Book: BADSHAH, BANDAR, BAZAAR: COMMERCE AND EVERYDAY LIFE IN THE MUGHAL WORLD
Author: Jagjeet Lally
Published by: Penguin
Price: Rs 399
In this new book in “The Story of Indian Business” series, Jagjeet Lally emulates the style of a storyteller narrating the different dynamics of commercial and everyday life in the Mughal period. Lally relocates the discussion on the Mughal period to a thoroughly source-based analysis of one of the most dynamic phases of India’s economic, especially commercial, history and the cosmopolitan nature of the people who lived in it, going beyond the communal binary dominating the public discourse on the period in recent times.

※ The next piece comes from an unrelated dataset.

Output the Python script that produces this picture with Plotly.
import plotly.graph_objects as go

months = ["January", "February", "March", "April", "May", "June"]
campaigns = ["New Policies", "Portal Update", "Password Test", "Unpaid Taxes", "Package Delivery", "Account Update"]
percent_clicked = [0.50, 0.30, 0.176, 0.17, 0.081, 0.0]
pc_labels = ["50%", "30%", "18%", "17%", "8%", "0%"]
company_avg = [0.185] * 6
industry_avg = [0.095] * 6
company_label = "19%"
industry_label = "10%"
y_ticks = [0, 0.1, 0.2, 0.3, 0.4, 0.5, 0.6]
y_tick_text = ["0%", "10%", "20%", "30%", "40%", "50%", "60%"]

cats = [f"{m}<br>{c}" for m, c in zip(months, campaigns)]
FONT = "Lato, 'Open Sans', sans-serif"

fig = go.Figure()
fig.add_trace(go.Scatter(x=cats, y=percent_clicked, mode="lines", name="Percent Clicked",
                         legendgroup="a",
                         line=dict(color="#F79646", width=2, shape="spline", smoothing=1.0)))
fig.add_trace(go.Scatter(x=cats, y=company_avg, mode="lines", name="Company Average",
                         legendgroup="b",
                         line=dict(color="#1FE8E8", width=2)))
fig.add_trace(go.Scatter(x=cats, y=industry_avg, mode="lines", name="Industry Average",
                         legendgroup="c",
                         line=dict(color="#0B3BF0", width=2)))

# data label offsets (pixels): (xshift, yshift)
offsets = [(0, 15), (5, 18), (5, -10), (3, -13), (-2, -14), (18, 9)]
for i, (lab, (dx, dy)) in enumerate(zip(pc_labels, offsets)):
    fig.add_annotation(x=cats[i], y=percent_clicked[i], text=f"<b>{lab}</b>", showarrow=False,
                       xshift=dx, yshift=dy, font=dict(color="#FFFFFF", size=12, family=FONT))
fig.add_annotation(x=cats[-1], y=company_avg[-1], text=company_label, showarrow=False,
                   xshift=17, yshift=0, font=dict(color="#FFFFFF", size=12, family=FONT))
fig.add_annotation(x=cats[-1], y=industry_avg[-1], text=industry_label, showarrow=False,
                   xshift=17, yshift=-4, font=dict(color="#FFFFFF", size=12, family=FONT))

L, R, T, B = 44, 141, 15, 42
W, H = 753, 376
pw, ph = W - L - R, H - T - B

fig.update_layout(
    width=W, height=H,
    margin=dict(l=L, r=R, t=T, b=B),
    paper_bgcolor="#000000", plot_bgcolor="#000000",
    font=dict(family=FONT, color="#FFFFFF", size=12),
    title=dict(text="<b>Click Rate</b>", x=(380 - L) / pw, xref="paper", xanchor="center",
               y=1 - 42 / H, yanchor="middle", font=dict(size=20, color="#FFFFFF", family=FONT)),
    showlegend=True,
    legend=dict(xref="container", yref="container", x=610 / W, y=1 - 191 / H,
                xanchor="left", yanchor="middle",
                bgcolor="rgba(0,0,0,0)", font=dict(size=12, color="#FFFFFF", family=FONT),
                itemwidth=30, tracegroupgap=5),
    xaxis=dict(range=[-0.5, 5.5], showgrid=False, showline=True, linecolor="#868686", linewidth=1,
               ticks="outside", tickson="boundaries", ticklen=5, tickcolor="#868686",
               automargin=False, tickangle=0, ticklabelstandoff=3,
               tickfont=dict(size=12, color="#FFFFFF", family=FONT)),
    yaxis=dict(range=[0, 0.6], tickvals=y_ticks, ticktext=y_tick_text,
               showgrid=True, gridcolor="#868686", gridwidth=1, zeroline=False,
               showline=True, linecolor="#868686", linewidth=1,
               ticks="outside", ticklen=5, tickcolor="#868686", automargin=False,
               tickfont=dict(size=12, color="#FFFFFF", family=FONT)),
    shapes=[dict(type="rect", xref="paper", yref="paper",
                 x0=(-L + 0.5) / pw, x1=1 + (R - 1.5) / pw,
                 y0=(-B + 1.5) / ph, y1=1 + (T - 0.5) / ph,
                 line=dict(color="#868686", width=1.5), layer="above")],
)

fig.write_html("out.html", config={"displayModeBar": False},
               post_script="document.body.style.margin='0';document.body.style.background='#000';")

His outstanding command over a huge amount of research on the field, including his own, as well as his ability to weave stories from a wide range of primary sources, helps him in this task.

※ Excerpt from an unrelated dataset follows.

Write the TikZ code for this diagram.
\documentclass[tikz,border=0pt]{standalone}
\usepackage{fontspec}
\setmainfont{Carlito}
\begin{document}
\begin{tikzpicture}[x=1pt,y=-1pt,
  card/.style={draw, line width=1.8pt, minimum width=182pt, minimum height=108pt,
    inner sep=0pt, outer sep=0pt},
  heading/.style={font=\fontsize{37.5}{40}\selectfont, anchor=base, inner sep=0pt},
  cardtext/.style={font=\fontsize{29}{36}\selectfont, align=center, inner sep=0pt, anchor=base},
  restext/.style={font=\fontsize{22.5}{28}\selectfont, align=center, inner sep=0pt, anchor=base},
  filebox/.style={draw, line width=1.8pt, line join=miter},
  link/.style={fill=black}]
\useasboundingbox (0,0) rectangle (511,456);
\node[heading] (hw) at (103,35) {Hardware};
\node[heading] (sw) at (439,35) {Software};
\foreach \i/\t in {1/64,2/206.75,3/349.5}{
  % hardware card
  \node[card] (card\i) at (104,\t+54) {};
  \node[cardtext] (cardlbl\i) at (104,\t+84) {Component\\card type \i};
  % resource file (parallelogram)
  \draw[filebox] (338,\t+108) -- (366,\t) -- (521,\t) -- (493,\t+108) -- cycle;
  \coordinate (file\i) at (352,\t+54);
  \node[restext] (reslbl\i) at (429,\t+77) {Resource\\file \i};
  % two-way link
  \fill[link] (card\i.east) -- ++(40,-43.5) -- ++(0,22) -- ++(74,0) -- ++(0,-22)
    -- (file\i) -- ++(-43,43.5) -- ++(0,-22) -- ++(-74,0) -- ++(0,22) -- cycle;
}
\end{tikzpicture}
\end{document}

Lally’s narrative goes beyond the much-used Mughal court histories and royal autobiographies and starts with eye-witness accounts of the commercial life of the period, such as those penned by Baba Nanak, the bhakti saint who, nevertheless, hailed from a commercial family of the Panjabi Khatri caste and often used commercial references in his poetry, Banarsidas, the Jain merchant trying to make a fortune in the bazaars of Agra, or Sir Thomas Roe, an English diplomat getting frustrated as he was losing the competition with Portuguese and Dutch merchants to secure the favours of Emperor Jahangir, thanks to the poor quality of gifts he was being sent by the East India Company. Gradually, Lally sketches the opulence of the Mughal cities such as Shahjahanabad, bustling with goods from the old and the new worlds, including coffee and tobacco, and people of all backgrounds and communities, not only from the descriptions of Chandar Bhan Brahman, Shah Jahan’s personal secretary in the heyday of the empire, but also from the writings of Dargah Quli Khan, who noticed how Delhi bounced back even after being ravaged by Nadir Shah’s invasion. Through Lally’s stories, the reader gradually gets the picture of how a commercial society was sprouting in Mughal India even before colonial intervention, and how the Mughal rule of law and administration helped in its development. Thus, despite other avenues being open, a Brahmin widow often opted for her case to be tried as per sharia law in the Qazi’s court, thanks to the standardisation of law brought forth by Aurangzeb, while the fear of lawlessness would make a merchant like Banarsidas mourn when Akbar passed away. Lally narrates how an Aggarwal boy would usually grow into a merchant — proficient in basic Persian as well as in secret shorthand scripts such as Baniyan, Mahajani, or Mudia — facilitated and controlled by a family network, how a Mughal prince would need to prepare for an eventual succession struggle and thus cultivate networks for financing his bid, how European companies also grew in the same landscape and were assisted often by Indian mercantilists such as Mancherji Khurshedji whose growth and fall were entangled with the fate of the Dutch company. Mughal ladies would invest in trade actively too, sometimes as builders of caravanserais, like Nur Jahan, and sometimes as owners of ships, like Mariyam uz-zamani.
The constraint of space might not have allowed the author to deal in details about the historiographical debates, such as the one concerning the nature of the eighteenth century, but this is a delightful overview for those interested in knowing about a period when India controlled a quarter of the global economy.